BCCFA advises caution on community forest partnership

“It’s definitely a radical departure from community forestry as we know it in B.C. today.”

B.C.’s Community Forest Association says Haida Gwaii should carefully weigh all the pros and cons before agreeing to a community forest run in partnership with BC Timber Sales (BCTS).

Jennifer Gunter is executive director of the association, which includes 57 community forests across B.C.

So long as Haida Gwaii can meet all of its goals through a BCTS partnership, Gunter said the association will certainly support it.

But that may be a big ‘if.’

“It’s definitely a radical departure from community forestry as we know it in B.C. today,” said Gunter.

Haida Gwaii is only the second place in B.C. considered for the new partnership model.

Qala-yit, a community forest that involves Lake Cowichan and the Pacheedaht First Nation, is the first and a major step ahead — the Ministry of Forests has made the two communities a formal offer of tenure.

But unlike on Haida Gwaii, only a third of the Qala-yit Community Forest would share tenure with BCTS. Two-thirds would be under exclusive local control.

“The fact that for Haida Gwaii it’s 100 per cent BCTS volume makes it a different animal,” said Gunter.

Erik Leslie is president of the B.C. Community Forest Association, and also a forest manager for the Harrop-Procter Community Forest, outside Nelson.

Leslie is quick to point out that there is no apples-to-apples comparison between Harrop-Procter and the kind of community forest the province may offer Haida Gwaii.

For one thing, he said, the 17-year-old community forest has just 10,000 cubic metres of timber a year.

“The other unusual thing is that we have our own little sawmill,” he said, and they’re the only B.C. community forest that does.

“There’s been lots of interest in our model, but no one else has really taken it on yet.”

Leslie said Harrop-Procter now supports three or four full-time jobs in the woods and seven more in the mill.

“That may not sound like a lot, but that’s based on only a couple hundred of truckloads of logs a year,” he added, noting that a recent report shows B.C.’s community forests tend to produce 50 per cent more jobs than other forestry tenures.

While the mill handles kiln drying, moulding, planing, and retail sales, all on a micro-scale, only about 20 per cent of the harvest goes there —the rest is sold as logs on the open market.

“We’re social enterprises, basically, competing in a very commodified global market,” he said.

And although Harop-Procter has added a new job and new machinery every year for the last three, it hasn’t always been easy.

“We went backwards for the first five years or so of our start-up phase,” said Leslie.

“We tried to start a lot of businesses at once — the community forest and the sawmill — and nobody had done anything like this before.”

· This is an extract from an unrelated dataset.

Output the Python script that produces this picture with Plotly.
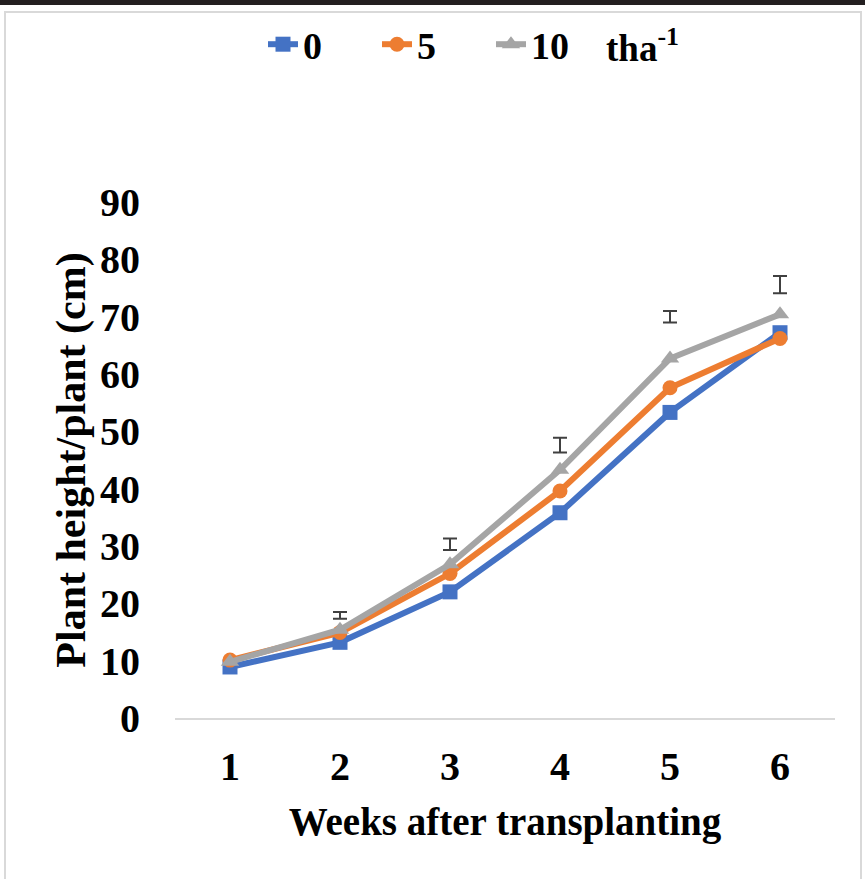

It took several in-kind deals, and a lot of volunteer hours to get off the ground, but Leslie said they’ve met their number-one goal — protecting the local watershed from poor logging practices — while also creating local jobs.

Given that local control is the core idea of a community forest, Leslie said the B.C. Community Forest Association (BCCFA) did oppose the provincial legislation that created the BCTS model last spring.

At the time, Forests Minister Steve Thomson said the model would only be used in places where there was no more tenure available for a community forest because BCTS cannot have less than 20 per cent of an area harvest and still keep up its goal of providing market pricing for U.S. trade negotiations.

On Haida Gwaii, the BCTS share is already down to 19.5 per cent.

“I’m not saying there can’t be a measure of local control or there can’t be local benefits through a BCTS model — there could be,” said Leslie.

“I think the devil’s probably in the details, and we just don’t know yet.”

According to Misty Isles Economic Development Society (MIEDS), a second round of public meetings will be held on island if Haida Gwaii gets a formal community forest offer.

The board of directors has said it wants 100 per cent of the community forest’s net revenues to be invested here, and that its forest management plan would be written by a forester hired and directed by the communities.

Correction: This story has been updated to reflect the fact that the potential offer of a Haida Gwaii community forest would involve a partnership between islands communities and BC Timber Sales, not co-management.